TECH

Microsoft Sees Strong Growth in its Cloud Computing Business While Revenues from its Windows OEM Licensing Segment Continue to Plunge

Witawat (Ed) Wijaranakula, Ph.D.
Fri Apr 24, 2015

In the fiscal third-quarter ended March 2015, Microsoft [NASDAQ:MSFT] reported revenues of $21.73 billion, up 6.5% year-over-year and diluted GAAP EPS of $0.61 per share, down 10.3% year-over-year. Wall Street was expecting earnings of $0.51 per share on revenues of $21.07 billion. 

Microsoft said their revenues would have risen 9% and EPS would have declined 7% if not for the strengthening of the U.S. dollar compared to foreign currencies. The company introduced their constant currency methodology as a tool for assessing how their underlying businesses performed, excluding the effect of foreign currency rate fluctuations. 

Microsoft’s consumer Windows OEM licensing segment logged revenue of $3.48 billion, down 24.4% year-over-year, while commercial licensing revenue declined 2.9% to $10.04 billion.

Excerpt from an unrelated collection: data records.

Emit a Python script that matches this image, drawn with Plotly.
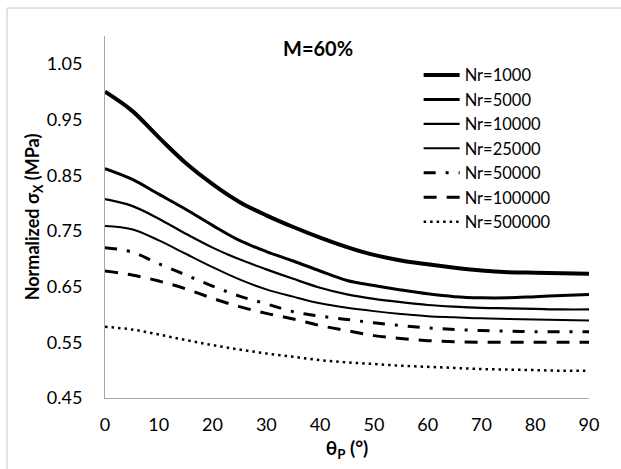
import plotly.graph_objects as go

theta = [0, 5, 10, 15, 20, 25, 30, 35, 40, 45, 50, 55, 60, 65, 70, 75, 80, 85, 90]

nr_1000 = [1.000, 0.966, 0.918, 0.872, 0.834, 0.802, 0.778, 0.757, 0.738, 0.721,
           0.707, 0.697, 0.690, 0.684, 0.679, 0.676, 0.675, 0.674, 0.673]
nr_5000 = [0.862, 0.843, 0.816, 0.789, 0.760, 0.733, 0.713, 0.696, 0.678, 0.661,
           0.652, 0.644, 0.637, 0.632, 0.630, 0.630, 0.632, 0.634, 0.636]
nr_10000 = [0.807, 0.795, 0.772, 0.745, 0.720, 0.699, 0.681, 0.664, 0.648, 0.636,
            0.628, 0.622, 0.617, 0.614, 0.612, 0.611, 0.610, 0.609, 0.609]
nr_25000 = [0.759, 0.753, 0.733, 0.709, 0.685, 0.663, 0.645, 0.632, 0.620, 0.612,
            0.606, 0.601, 0.597, 0.595, 0.593, 0.592, 0.591, 0.590, 0.589]
nr_50000 = [0.720, 0.712, 0.691, 0.671, 0.651, 0.633, 0.619, 0.605, 0.597, 0.591,
            0.585, 0.580, 0.576, 0.573, 0.571, 0.570, 0.569, 0.569, 0.569]
nr_100000 = [0.678, 0.671, 0.660, 0.646, 0.629, 0.614, 0.602, 0.592, 0.580, 0.571,
             0.562, 0.557, 0.553, 0.551, 0.550, 0.550, 0.550, 0.550, 0.550]
nr_500000 = [0.578, 0.573, 0.564, 0.554, 0.545, 0.537, 0.530, 0.524, 0.518, 0.514,
             0.511, 0.508, 0.506, 0.504, 0.502, 0.501, 0.500, 0.499, 0.499]

names = ["Nr=1000", "Nr=5000", "Nr=10000", "Nr=25000", "Nr=50000", "Nr=100000", "Nr=500000"]
series = [nr_1000, nr_5000, nr_10000, nr_25000, nr_50000, nr_100000, nr_500000]

# line look per series (Excel-ish)
widths = [4, 3, 2.2, 2, 3, 3, 2.5]
dashes = ["solid", "solid", "solid", "solid", "12px,10px,3px,10px", "13px,10px", "2.5px,4px"]

fig = go.Figure()
for name, ys, w, d in zip(names, series, widths, dashes):
    fig.add_trace(go.Scatter(x=theta, y=ys, mode="lines", name=name,
                             line=dict(color="black", width=w, dash=d, shape="spline")))

font = "Lato, 'Open Sans', sans-serif"
border = dict(color="#c8c8c8", width=1)

fig.update_layout(
    width=621, height=469,
    margin=dict(l=105, r=32, t=36, b=71),
    paper_bgcolor="white", plot_bgcolor="white",
    font=dict(family=font, size=18, color="black"),
    showlegend=True,
    legend=dict(x=0.648, y=0.94, xanchor="left", yanchor="top",
                bgcolor="rgba(0,0,0,0)", font=dict(size=16.5),
                tracegroupgap=0, itemwidth=36),
    xaxis=dict(range=[0, 90], tickvals=list(range(0, 91, 10)), showgrid=False,
               zeroline=False, showline=True, linecolor="#a6a6a6", linewidth=1,
               ticks="", ticklabelstandoff=10,
               title=dict(text="<b>θ<sub>P</sub> (°)</b>", font=dict(size=19), standoff=8)),
    yaxis=dict(range=[0.45, 1.10], tickvals=[0.45, 0.55, 0.65, 0.75, 0.85, 0.95, 1.05],
               tickformat=".2f", showgrid=False, zeroline=False, showline=True,
               linecolor="#a6a6a6", linewidth=1, ticks="", ticklabelstandoff=18,
               title=dict(text="<b>Normalized σ<sub>X</sub> (MPa)</b>", font=dict(size=18), standoff=2)),
    annotations=[dict(text="<b>M=60%</b>", x=0.44, y=0.967, xref="paper", yref="paper",
                      xanchor="center", yanchor="middle", showarrow=False,
                      font=dict(size=20))],
    # chart-area frame: only the left and top edges show in the reference
    shapes=[dict(type="line", xref="paper", yref="paper", x0=-0.2025, y0=-0.3,
                 x1=-0.2025, y1=1.0773, line=border),
            dict(type="line", xref="paper", yref="paper", x0=-0.2025, y0=1.0773,
                 x1=1.3, y1=1.0773, line=border)],
)

# drop the default page margin so the figure sits at the window's corner
fig.write_html("out.html", config={"displayModeBar": False},
               post_script="document.body.style.margin='0';")
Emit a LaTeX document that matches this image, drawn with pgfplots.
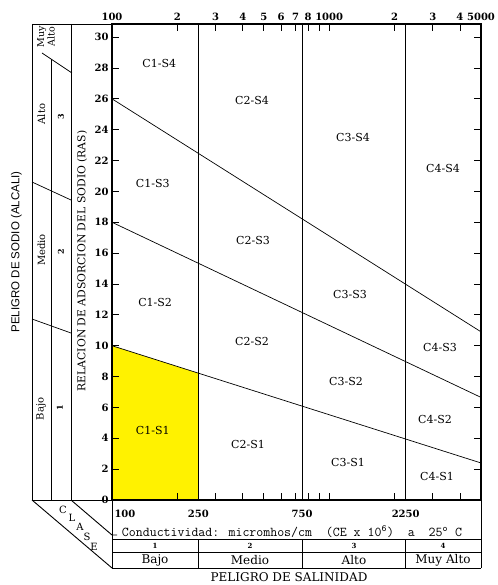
\documentclass[border=0pt]{standalone}
\usepackage{pgfplots}
\pgfplotsset{compat=1.18}
\usepackage{fontspec}
\setmainfont{DejaVu Serif}
\newfontfamily\lsans{Liberation Sans}
\newcommand{\fs}[1]{\fontsize{#1}{#1}\selectfont}
\begin{document}
\begin{tikzpicture}[line cap=butt]
\useasboundingbox (0pt,0pt) rectangle (497pt,-585pt);
\begin{axis}[
  at={(112pt,-500pt)}, anchor=south west,
  scale only axis, width=369pt, height=476pt,
  xmode=log, xmin=100, xmax=5000, ymin=0, ymax=30.85,
  axis line style={line width=1.1pt},
  xtick={100,200,300,400,500,600,700,800,900,1000,2000,3000,4000,5000},
  xticklabels={100,2,3,4,5,6,7,8,{},1000,2,3,4,5000},
  xticklabel pos=upper,
  minor xtick={},
  ytick={0,2,...,30},
  tick align=inside,
  major tick length=7pt,
  tick style={line width=0.9pt, black},
  ticklabel style={font=\bfseries\fs{10}},
  /pgf/number format/assume math mode=true,
  axis on top,
  clip=false,
]
% C1-S1 region
\addplot[fill=yellow, draw=none] coordinates {(100,0) (100,10) (250,8.22) (250,0) (100,0)};
% sodium hazard boundaries
\addplot[black, line width=0.7pt] coordinates {(100,26) (5000,10.9)};
\addplot[black, line width=0.7pt] coordinates {(100,18) (5000,6.65)};
\addplot[black, line width=0.7pt] coordinates {(100,10) (5000,2.4)};
% salinity hazard boundaries
\addplot[black, line width=0.8pt] coordinates {(250,0) (250,30.85)};
\addplot[black, line width=0.8pt] coordinates {(750,0) (750,30.85)};
\addplot[black, line width=0.8pt] coordinates {(2250,0) (2250,30.85)};
% region labels
\begin{scope}[every node/.style={font=\fs{11}}]
\node at (axis cs:165,28.3) {C1-S4};
\node at (axis cs:441,25.9) {C2-S4};
\node at (axis cs:1287,23.5) {C3-S4};
\node at (axis cs:3342,21.5) {C4-S4};
\node at (axis cs:154,20.5) {C1-S3};
\node at (axis cs:446,16.85) {C2-S3};
\node at (axis cs:1247,13.3) {C3-S3};
\node at (axis cs:3236,9.9) {C4-S3};
\node at (axis cs:158,12.8) {C1-S2};
\node at (axis cs:441,10.25) {C2-S2};
\node at (axis cs:1195,7.7) {C3-S2};
\node at (axis cs:3070,5.2) {C4-S2};
\node at (axis cs:154,4.5) {C1-S1};
\node at (axis cs:423,3.6) {C2-S1};
\node at (axis cs:1221,2.46) {C3-S1};
\node at (axis cs:3136,1.5) {C4-S1};
\end{scope}
% bottom conductivity tick labels
\begin{scope}[every node/.style={font=\bfseries\fs{10}}]
\node[anchor=west] at ([xshift=-1pt,yshift=-14pt]axis cs:100,0) {100};
\node at ([yshift=-14pt]axis cs:250,0) {250};
\node at ([yshift=-14pt]axis cs:750,0) {750};
\node at ([yshift=-14pt]axis cs:2250,0) {2250};
\end{scope}
% table dividers
\draw[line width=0.9pt] ([yshift=-39pt]axis cs:250,0) -- ([yshift=-68pt]axis cs:250,0);
\draw[line width=0.9pt] ([yshift=-39pt]axis cs:750,0) -- ([yshift=-68pt]axis cs:750,0);
\draw[line width=0.9pt] ([yshift=-39pt]axis cs:2250,0) -- ([yshift=-68pt]axis cs:2250,0);
\end{axis}
% ---- bottom table ----
\draw[line width=0.9pt] (112pt,-500pt) -- (112pt,-568pt);
\draw[line width=0.9pt] (481pt,-500pt) -- (481pt,-568pt);
\draw[line width=0.9pt] (112pt,-539pt) -- (481pt,-539pt);
\draw[line width=0.9pt] (112pt,-552pt) -- (481pt,-552pt);
\draw[line width=1pt] (112pt,-568pt) -- (481pt,-568pt);
\node[font=\ttfamily\fs{13.5}] at (292pt,-532pt) {Conductividad: micromhos/cm\ \ (CE x 10\textsuperscript{6})\ \ a\ \ 25\textsuperscript{o} C};
\begin{scope}[every node/.style={font=\bfseries\fs{7}}]
\node at (155pt,-545.5pt) {1};
\node at (250pt,-545.5pt) {2};
\node at (354pt,-545.5pt) {3};
\node at (443pt,-545.5pt) {4};
\end{scope}
\begin{scope}[every node/.style={font=\fs{12}}]
\node at (155pt,-560pt) {Bajo};
\node at (250pt,-560pt) {Medio};
\node at (354pt,-560pt) {Alto};
\node at (443pt,-560pt) {Muy Alto};
\end{scope}
\node[font=\fs{12}, inner sep=1pt] at (289pt,-577pt) {PELIGRO DE SALINIDAD};
% ---- left sodium-hazard panel ----
\draw[line width=0.9pt] (32pt,-24pt) -- (112pt,-24pt);
\draw[line width=0.9pt] (32pt,-24pt) -- (32pt,-500pt);
\draw[line width=0.9pt] (71pt,-24pt) -- (71pt,-500pt);
\draw[line width=0.9pt] (51pt,-59pt) -- (51pt,-500pt);
\draw[line width=0.9pt] (32pt,-500pt) -- (112pt,-500pt);
\draw[line width=0.7pt] (42pt,-53pt) -- (72pt,-73pt);
\draw[line width=0.7pt] (32pt,-182pt) -- (71pt,-200pt);
\draw[line width=0.7pt] (32pt,-319pt) -- (71pt,-333pt);
\draw[line width=0.9pt] (32pt,-500pt) -- (112pt,-568pt);
\draw[line width=0.9pt] (71pt,-500pt) -- (112pt,-535pt) -- (117pt,-535pt);
\begin{scope}[every node/.style={font=\fs{10}}]
\node at (63pt,-510pt) {C};
\node at (72pt,-518pt) {L};
\node at (80pt,-527pt) {A};
\node at (87pt,-537pt) {S};
\node at (94pt,-547pt) {E};
\end{scope}
\begin{scope}[every node/.style={font=\fs{10}, rotate=90}]
\node[align=center, font=\fs{9.5}, inner sep=0pt] at (46pt,-37pt) {Muy\\[1pt]Alto};
\node at (41.5pt,-114pt) {Alto};
\node at (41.5pt,-250pt) {Medio};
\node at (41pt,-409pt) {Bajo};
\node[font=\bfseries\fs{8}] at (61pt,-117pt) {3};
\node[font=\bfseries\fs{8}] at (61pt,-252pt) {2};
\node[font=\bfseries\fs{8}] at (60pt,-408pt) {1};
\end{scope}
\node[rotate=90, font=\lsans\fs{11.5}] at (16.5pt,-252pt) {PELIGRO DE SODIO (ALCALI)};
\node[rotate=90, font=\fs{10.8}] at (82pt,-261pt) {RELACION DE ADSORCION DEL SODIO (RAS)};
\end{tikzpicture}
\end{document}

Weak licensing revenue was offset by the commercial cloud revenue, which grew 106% year-over-year, as more businesses are paying to use software, including Office 365, Azure and Dynamics CRM Online, housed in Microsoft-managed data centers. 

While the cloud business is becoming Microsoft’s fastest growing segment with an annualized revenue approaching $6.3 billion, Microsoft has not disclosed profit information as the Azure platform is facing fierce competitors, such as the Amazon Web Services (AWS).

The company said its search advertising revenue grew 21%, with Bing's U.S. market share at 20.1%, up 150 basis points year-on-year. Xbox Live usage grew over 30%, while the Surface revenue was $713 million, up 44%. Phone hardware revenue was $1.4 billion, with 8.6 million Lumia units sold.

Last month, Goldman Sachs analyst Heather Bellini sent out a research note telling her clients to sell shares of Microsoft, as the company faces currency headwinds and weakness in commercial licensing over the next three fiscal years. Ms. Bellini believes that MSFT will drop to $38 per share within the next 12 months.

Microsoft's commercial licensing segment, which sells software and services like Office, Office 365, Exchange, and SQL Server to large corporations, and makes up more than a third of Microsoft's overall revenue, continued to see a downward trend in the fiscal third-quarter. Many analysts, besides Goldman Sachs, believe that the direction downwards will continue as worldwide PC shipments are expected to fall again in 2015, for the fourth consecutive year.

According to NetMarketShare, Windows 7 users increased by 9.2% year-on-year, while Windows 8 and 8.1 users have increased by just 2.7%. Almost 17% of PC users are still hanging onto Windows XP. 

Microsoft is planning to offer Windows 10 at steep discounts for manufacturers to use in lower-priced tablets and laptops. The company will also give away a free one year upgrade, from Windows 8.1 to Windows 10 when it launches, on Windows PC’s and devices, such as the Surface 3. Thus, Microsoft won't generate a lot of revenue from Windows 10 at least until fiscal year 2016.

Microsoft didn’t definitely say when the company will launch Windows 10 with new features for PCs and mobile devices. According to Kevin Turner, Chief Operating Officer of Microsoft in late 2014, the final version of Windows 10 could be shipped as soon as summer 2015. Meanwhile, Microsoft is being challenged by Google Inc. [NASDAQ:GOOGL], with the $149 Chromebook laptops in the low-priced computer market, and by Apple [NASDAQ:AAPL], with the $1,299 Apple MacBook in the high-end market. 

From our technical viewpoint, MSFT bounced off the $40.12 resistance level and made a double bottom as investor sentiment shifted. The stock broke out of the bullish falling wedge at $43, ahead of its earnings report on Thursday. The projected price after the falling wedge breakout, determined by adding the width of the pattern to the point of breakout, is about $50.38.

The MSFT shares had a 8.63% gap down on January 26 after reporting disappointing earnings. The gap is closed as the stock managed to finish at $47.87 on Friday, up 10.45% from the Thursday close of $43.34. The stock could pull back to the $46 level and consolidate, as it is now traded in overbought territory. 

Analyst Rick Sherlund at Nomura Securities upped his rating on MSFT to Buy from Neutral on Friday and raised his price target to $50. Microsoft will report its next earnings on July 21. The revenue consensus is $22.68 billion, down 3%, and an EPS of $0.60, up 8% year-over-year.

Disclosure: No Positions in MSFT or GOOGL. Long position in AAPL.